Claire frees Jamie by an arrangement with King Louis XV of France, and they are banished from France. Back in Scotland with Fergus, they settle into farm life at his home at Lallybroch with Jamie's sister Jenny and her family. Jamie receives a letter from Charles Stuart, announcing his attempt to retake the throne of Scotland, which the prince has signed Jamie's name to, branding him a traitor to the Crown. Left with no choice, he gathers the men of Lallybroch to join the Jacobite army. Lord John Grey, a young Hanoverian scout stumbles upon Jamie and Claire. Thinking Claire a prisoner, Grey tries to "save" her, whereupon Jamie breaks the boy's arm but spares his life. Information gleaned by Jamie from this encounter helps the Jacobites win at the Battle of Prestonpans.
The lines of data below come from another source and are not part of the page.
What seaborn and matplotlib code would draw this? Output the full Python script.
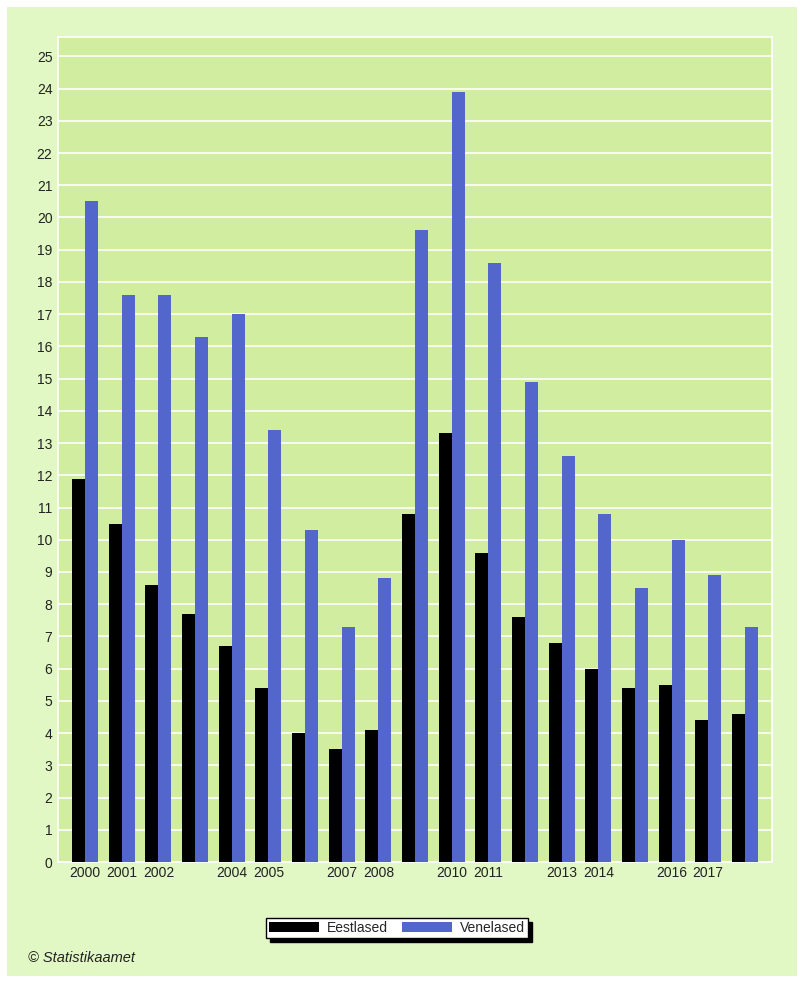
import matplotlib
matplotlib.use("Agg")
import matplotlib.pyplot as plt
from matplotlib.patches import Rectangle
import seaborn as sns
import pandas as pd

years = [str(y) for y in range(2000, 2019)]
shown_labels = ["2000", "2001", "2002", "", "2004", "2005", "", "2007", "2008", "",
                "2010", "2011", "", "2013", "2014", "", "2016", "2017", ""]
eestlased = [11.9, 10.5, 8.6, 7.7, 6.7, 5.4, 4.0, 3.5, 4.1, 10.8,
             13.3, 9.6, 7.6, 6.8, 6.0, 5.4, 5.5, 4.4, 4.6]
venelased = [20.5, 17.6, 17.6, 16.3, 17.0, 13.4, 10.3, 7.3, 8.8, 19.6,
             23.9, 18.6, 14.9, 12.6, 10.8, 8.5, 10.0, 8.9, 7.3]
series_names = ["Eestlased", "Venelased"]
colors = ["#000000", "#5266CC"]

df = pd.DataFrame({
    "year": years * 2,
    "value": eestlased + venelased,
    "group": [series_names[0]] * len(years) + [series_names[1]] * len(years),
})

sns.set_theme(style="white")
plt.rcParams["font.family"] = ["Liberation Sans", "DejaVu Sans"]

fig = plt.figure(figsize=(8.0, 9.81), dpi=100)
fig.patch.set_facecolor("white")
fig.patches.append(Rectangle((7 / 800, 1 - 976 / 981), 790 / 800, 969 / 981,
                             transform=fig.transFigure, facecolor="#E2F8C4",
                             edgecolor="none", zorder=-10))

ax = fig.add_axes([58 / 800, 1 - 862 / 981, 714 / 800, 825 / 981])
ax.set_zorder(1)
ax.set_facecolor("#D0EDA0")

sns.barplot(data=df, x="year", y="value", hue="group", palette=colors,
            width=0.71, gap=0, ax=ax, legend=False, zorder=3,
            edgecolor="none", linewidth=0, saturation=1)

ax.set_ylim(0, 25.6)
ax.set_xlim(-0.74, len(years) - 1 + 0.74)
ax.set_yticks(range(0, 26))
ax.set_yticklabels([str(v) for v in range(0, 26)], fontsize=10, color="#222222")
ax.set_xticks(range(len(years)))
ax.set_xticklabels(shown_labels, fontsize=10, color="#222222")
ax.tick_params(axis="both", length=0, pad=4)
ax.tick_params(axis="x", pad=3)
ax.grid(axis="y", color="white", linewidth=1.2, zorder=1)
ax.set_axisbelow(True)
ax.set_xlabel("")
ax.set_ylabel("")
for s in ax.spines.values():
    s.set_color("white")
    s.set_linewidth(1.2)

handles = [Rectangle((0, 0), 1, 1, facecolor=c, edgecolor="none") for c in colors]
leg = fig.legend(handles, series_names, loc="center", bbox_to_anchor=(397 / 800, 1 - 928 / 981),
                 ncol=2, frameon=True, fancybox=False, fontsize=10,
                 handlelength=3.6, handleheight=0.8, columnspacing=1.0, handletextpad=0.6,
                 borderpad=0.2, borderaxespad=0,
                 shadow={"color": "black", "alpha": 1, "ox": 3, "oy": -3})
leg.get_frame().set_edgecolor("black")
leg.get_frame().set_linewidth(1.0)
leg.get_frame().set_facecolor("white")

fig.text(28 / 800, 1 - 958 / 981, "© Statistikaamet", fontsize=10.5, style="italic",
         color="#222222", va="center", ha="left")

fig.savefig("out.png", dpi=100, facecolor=fig.get_facecolor())
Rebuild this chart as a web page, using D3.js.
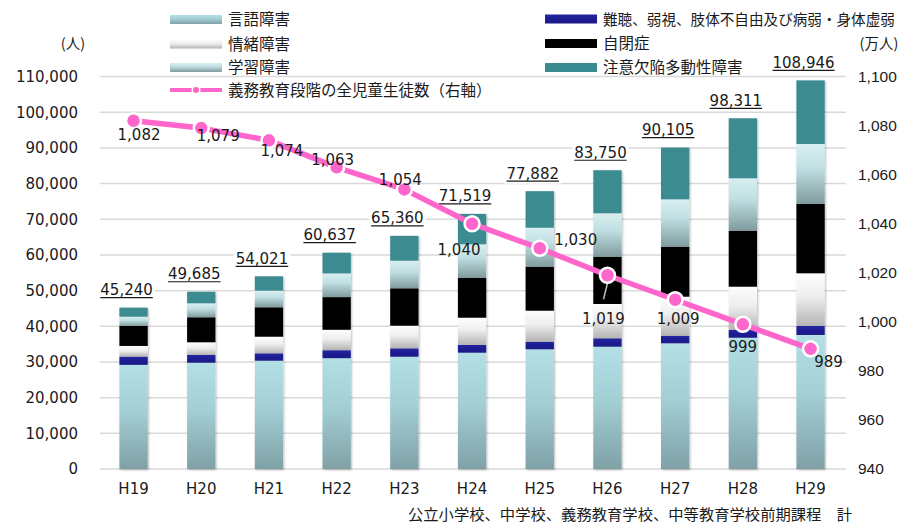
<!DOCTYPE html>
<html><head><meta charset="utf-8">
<script src="https://cdn.jsdelivr.net/npm/d3@7/dist/d3.min.js"></script>
<style>
html,body{margin:0;padding:0;background:#fff;}
svg{display:block;}
</style></head>
<body>
<svg id="chart" width="902" height="524"></svg>
<script>
// ---- data ----
const years = ["H19","H20","H21","H22","H23","H24","H25","H26","H27","H28","H29"];
const gengo    = [29200, 29800, 30360, 31066, 31480, 32610, 33560, 34290, 35240, 36810, 37570]; // 言語障害
const nanchou  = [2300, 2160, 2070, 2233, 2350, 2150, 2130, 2350, 2130, 2160, 2520];           // 難聴、弱視…
const jocho    = [3000, 3560, 4660, 5737, 6340, 7660, 8690, 9620, 10940, 12140, 14770];        // 情緒障害
const jiheisho = [5600, 7010, 8240, 9148, 10480, 11210, 12340, 13260, 14020, 15700, 19430];    // 自閉症
const gakushu  = [2600, 3920, 4670, 6655, 7750, 9370, 10930, 12170, 13270, 14690, 16820];      // 学習障害
const adhd     = [2540, 3235, 4021, 5798, 6960, 8519, 10232, 12060, 14505, 16811, 17836];      // 注意欠陥多動性障害
const totals   = [45240, 49685, 54021, 60637, 65360, 71519, 77882, 83750, 90105, 98311, 108946];
const students = [1082, 1079, 1074, 1063, 1054, 1040, 1030, 1019, 1009, 999, 989];            // 万人 (右軸)
const leftTicks  = [0,10000,20000,30000,40000,50000,60000,70000,80000,90000,100000,110000];
const rightTicks = [940,960,980,1000,1020,1040,1060,1080,1100];
const seriesNames = ["言語障害","難聴、弱視、肢体不自由及び病弱・身体虚弱","情緒障害","自閉症","学習障害","注意欠陥多動性障害"];
const lineName = "義務教育段階の全児童生徒数（右軸）";
const caption = "公立小学校、中学校、義務教育学校、中等教育学校前期課程　計";

// ---- layout (not data) ----
const NUM_FONT = "'DejaVu Sans', Verdana, sans-serif";
const AX_R_FONT = "'Liberation Sans', Arial, sans-serif";
const JP_FONT = "'Noto Sans CJK JP', 'Noto Sans', sans-serif";
const lineLabelOffsets = [[5.5,13.5],[17,7],[13,10.5],[-4,-8],[-4,-10],[-13,26],[36,-9],[-4,43],[3,19],[0,22],[18,13]];

const svg = d3.select("#chart");
const defs = svg.append("defs");

function vgrad(id, stops){
  const g = defs.append("linearGradient").attr("id", id).attr("x1",0).attr("y1",0).attr("x2",0).attr("y2",1);
  stops.forEach(s => g.append("stop").attr("offset", s[0]).attr("stop-color", s[1]));
}
vgrad("gGengo", [[0,"#b3e0e6"],[0.45,"#a2ced4"],[1,"#7fa1a6"]]);
vgrad("gJocho", [[0,"#fdfdfd"],[0.45,"#eeeeee"],[1,"#b4b4b4"]]);
vgrad("gGaku",  [[0,"#d8eff1"],[0.4,"#c0dfe2"],[1,"#7f9b9e"]]);
vgrad("gBlue",  [[0,"#2323a0"],[1,"#191985"]]);

const f = defs.append("filter").attr("id","shadow").attr("x","-30%").attr("y","-10%").attr("width","160%").attr("height","120%");
f.append("feDropShadow").attr("dx",1).attr("dy",1).attr("stdDeviation",1.3).attr("flood-color","#000").attr("flood-opacity",0.28);

const fills = ["url(#gGengo)","url(#gBlue)","url(#gJocho)","#000000","url(#gGaku)","#3a8b91"];

const x = d3.scaleBand().domain(years).range([99.7, 844.4]).paddingInner(0.582).paddingOuter(0.291);
const yL = d3.scaleLinear().domain([0,110000]).range([469, 76.6]);
const yR = d3.scaleLinear().domain([940,1100]).range([469, 76.6]);

// gridlines
svg.append("g").selectAll("line").data(leftTicks).join("line")
  .attr("x1", 99.7).attr("x2", 846).attr("y1", d=>yL(d)).attr("y2", d=>yL(d))
  .attr("stroke","#d9d9d9").attr("stroke-width",1.5);

// left axis
const axL = d3.axisLeft(yL).tickValues(leftTicks).tickFormat(d3.format(",")).tickSize(0).tickPadding(0);
const gL = svg.append("g").attr("transform","translate(78,0)").call(axL);
gL.select(".domain").remove();
gL.selectAll("text").attr("font-family",NUM_FONT).attr("font-size",15).attr("fill","#1a1a1a");

// right axis
const axR = d3.axisRight(yR).tickValues(rightTicks).tickFormat(d3.format(",")).tickSize(0).tickPadding(0);
const gR = svg.append("g").attr("transform","translate(858,0)").call(axR);
gR.select(".domain").remove();
gR.selectAll("text").attr("font-family",AX_R_FONT).attr("font-size",15.5).attr("fill","#1a1a1a");

// bottom axis
const axB = d3.axisBottom(x).tickSize(0).tickPadding(0);
const gB = svg.append("g").attr("transform","translate(0,480)").call(axB);
gB.select(".domain").remove();
gB.selectAll("text").attr("font-family",NUM_FONT).attr("font-size",15).attr("fill","#1a1a1a").attr("dy","0.9em");

// unit labels
svg.append("text").attr("x",73).attr("y",49).attr("text-anchor","middle").attr("font-family",JP_FONT).attr("font-size",14.5).attr("fill","#1a1a1a").text("(人)");
svg.append("text").attr("x",879).attr("y",49).attr("text-anchor","middle").attr("font-family",JP_FONT).attr("font-size",14.5).attr("fill","#1a1a1a").text("(万人)");

// stacked bars
const table = years.map((y,i)=>({year:y, v:[gengo[i],nanchou[i],jocho[i],jiheisho[i],gakushu[i],adhd[i]]}));
const stack = d3.stack().keys([0,1,2,3,4,5]).value((d,k)=>d.v[k]);
const layers = stack(table);
const barG = svg.append("g").attr("filter","url(#shadow)");
layers.forEach((layer,k)=>{
  barG.append("g").selectAll("rect").data(layer).join("rect")
    .attr("x", d=>x(d.data.year)).attr("width", x.bandwidth())
    .attr("y", d=>yL(d[1])).attr("height", d=>yL(d[0])-yL(d[1]))
    .attr("fill", fills[k]);
});

// total labels (underlined, white background)
const totG = svg.append("g");
totals.forEach((t,i)=>{
  const cx = x(years[i]) + x.bandwidth()/2 - 7;
  const by = yL(t) - 12.5;
  const g = totG.append("g");
  const bg = g.append("rect").attr("fill","#fff");
  const tx = g.append("text").attr("x",cx).attr("y",by).attr("text-anchor","middle")
    .attr("font-family",NUM_FONT).attr("font-size",15).attr("fill","#1a1a1a").text(d3.format(",")(t));
  const w = tx.node().getComputedTextLength();
  bg.attr("x",cx-w/2-2).attr("y",by-13).attr("width",w+4).attr("height",18);
  g.append("line").attr("x1",cx-w/2).attr("x2",cx+w/2).attr("y1",by+2.5).attr("y2",by+2.5).attr("stroke","#1a1a1a").attr("stroke-width",1.2);
});

// line series
const lineG = svg.append("g");
const lineGen = d3.line().x((d,i)=>x(years[i])+x.bandwidth()/2).y(d=>yR(d));
// leader line for 1,019
const li = students.indexOf(1019);
lineG.append("line").attr("x1", x(years[li])+x.bandwidth()/2+2).attr("y1", yR(students[li]))
  .attr("x2", x(years[li])+x.bandwidth()/2-4).attr("y2", yR(students[li])+24)
  .attr("stroke","#bfbfbf").attr("stroke-width",1.5);
lineG.append("path").datum(students).attr("d",lineGen).attr("fill","none")
  .attr("stroke","#ff66cc").attr("stroke-width",5.5).attr("stroke-linejoin","round");
lineG.selectAll("circle").data(students).join("circle")
  .attr("cx",(d,i)=>x(years[i])+x.bandwidth()/2).attr("cy",d=>yR(d)).attr("r",7.5)
  .attr("fill","#ff66cc").attr("stroke","#fff").attr("stroke-width",2.5);
lineG.selectAll("text.ll").data(students).join("text").attr("class","ll")
  .attr("x",(d,i)=>x(years[i])+x.bandwidth()/2+lineLabelOffsets[i][0])
  .attr("y",(d,i)=>yR(d)+lineLabelOffsets[i][1]+5.5)
  .attr("text-anchor","middle").attr("font-family",NUM_FONT).attr("font-size",15).attr("fill","#1a1a1a")
  .text(d=>d3.format(",")(d));

// legend
const leg = svg.append("g");
const legItems = [
  {name:seriesNames[0], fill:fills[0], x:170, y:19.5},
  {name:seriesNames[2], fill:fills[2], x:170, y:44},
  {name:seriesNames[4], fill:fills[4], x:170, y:67.5},
  {name:seriesNames[1], fill:fills[1], x:545, y:19, fs:14.6},
  {name:seriesNames[3], fill:fills[3], x:545, y:43.5},
  {name:seriesNames[5], fill:fills[5], x:545, y:67.5}
];
legItems.forEach(it=>{
  leg.append("rect").attr("x",it.x).attr("y",it.y-4.5).attr("width",52).attr("height",9).attr("fill",it.fill);
  leg.append("text").attr("x",it.x+58).attr("y",it.y+5.5).attr("font-family",JP_FONT)
    .attr("font-size",it.fs || 15.5).attr("fill","#1a1a1a").text(it.name);
});
leg.append("line").attr("x1",170).attr("x2",222).attr("y1",90).attr("y2",90).attr("stroke","#ff66cc").attr("stroke-width",4);
leg.append("circle").attr("cx",196).attr("cy",90).attr("r",3.8).attr("fill","#ff66cc").attr("stroke","#fff").attr("stroke-width",1.5);
leg.append("text").attr("x",228).attr("y",95.5).attr("font-family",JP_FONT).attr("font-size",15.5).attr("fill","#1a1a1a").text(lineName);

// caption
svg.append("text").attr("x",408).attr("y",520).attr("font-family",JP_FONT).attr("font-size",15).attr("fill","#1a1a1a")
  .attr("textLength",444).attr("lengthAdjust","spacingAndGlyphs").text(caption);
</script>
</body></html>
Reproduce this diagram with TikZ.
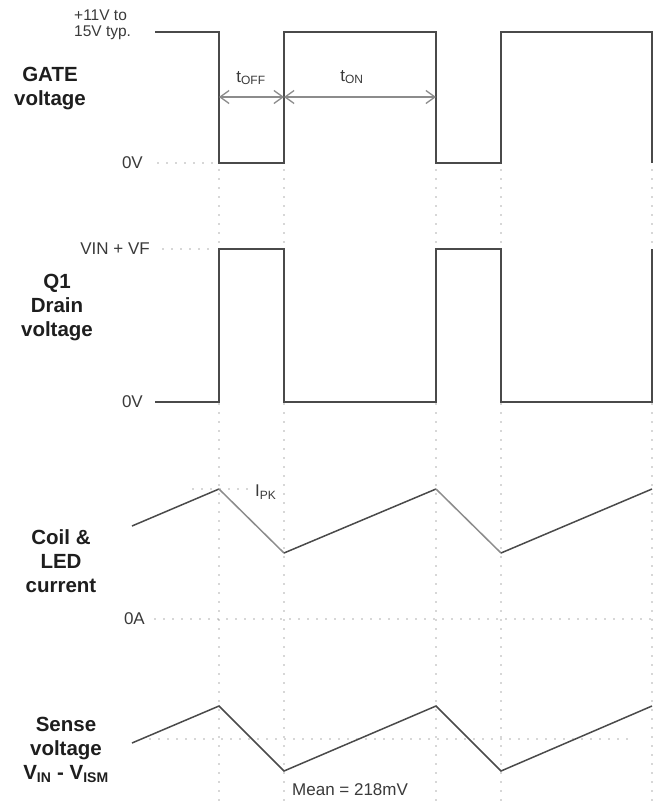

Charles Stuart dispatches Jamie to convince his grandfather, Lord Lovat, to send his men to join Stuart’s forces, and eventually he agrees to send troops led by his son Simon. When Jamie and Claire return to Edinburgh, then find the men of Lallybroch have been imprisoned for desertion, as the men had left for Lallybroch on Jamie’s orders. Claire visits the men in prison and tends to Alex Randall. After a skirmish and a night of hiding in a church with Jamie, Dougal MacKenzie and his men, Claire is taken by Hanoverian troops who think she is a hostage. She is taken to the Duke of Sandringham’s home where she tries to ascertain whether he is a Jacobite. After being imprisoned in her room by Sandringham, Jamie rescues Claire. They leave with Mary Hawkins, who insists on coming with them. Hugh Monroe is killed in an attempt to save Claire and Murtagh kills the Duke of Sandringham. Upon their return to Edinburgh, Mary Hawkins and Alex Randall are reunited, and before his death, Alex has Mary and Jack Randall marry. Mary is pregnant, and Claire realizes that Frank’s lineage is safe after all.

As the disastrous Battle of Culloden approaches, Jamie and Claire discuss assassinating Charles Stuart, but decide against it. Dougal MacKenzie, having overheard their conversation, accuses Claire of persuading Jamie to betray his people, and attempts to kill Claire. Dougal is stabbed by Jamie and dies in his arms. Knowing he is wanted for murder and will soon die, Jamie attempts to ensure that his nephew young Jamie will inherit Lallybroch and to send Claire back through the stones to 1946. He tells Claire he knows she is pregnant and forces Claire and the unborn Brianna to return to her own time to spare her from the battle's aftermath. Jamie returns to Culloden, intending to die in the battle.

===1968===

When Claire returned in 1946, Frank disbelieved her story but insisted on helping her raise Brianna, and asked that she would only tell Brianna the truth after his death. Upon hearing the truth, Brianna refuses to believe Claire's story. Claire enlists Roger's help by revealing him as the descendant of Dougal MacKenzie and Geillis Duncan. Claire admits to Roger that while hiding in the caves of the Highlands, plotting Jamie's escape from prison (as told in Outlander), Dougal had delivered a message from Geillis that read: "I do not know if it is possible, but I think so" and the numbers 1,9,6 and 8. Claire deduces that these signify the year 1968, and Claire and Roger suspect that Geillis was telling her the year of her own time travel. Claire, Roger, and eventually Brianna witness Geillis Duncan/Gillian Edgars' disappearance through the stone circle at Craigh na Dun after she murders her husband, Greg Edgars. Ultimately, Roger informs Claire that Jamie did not die at Culloden.

==Critical reception==
Publishers Weekly called Dragonfly in Amber an "immensely long, compulsively readable sequel to Outlander", and noted that by "portraying life in court and hut and on the battlefield through the eyes of a strong-minded, modern participant, Gabaldon offers a fresh and offbeat historical view, framed by an intriguing contemporary issue of Claire's daughter's paternity."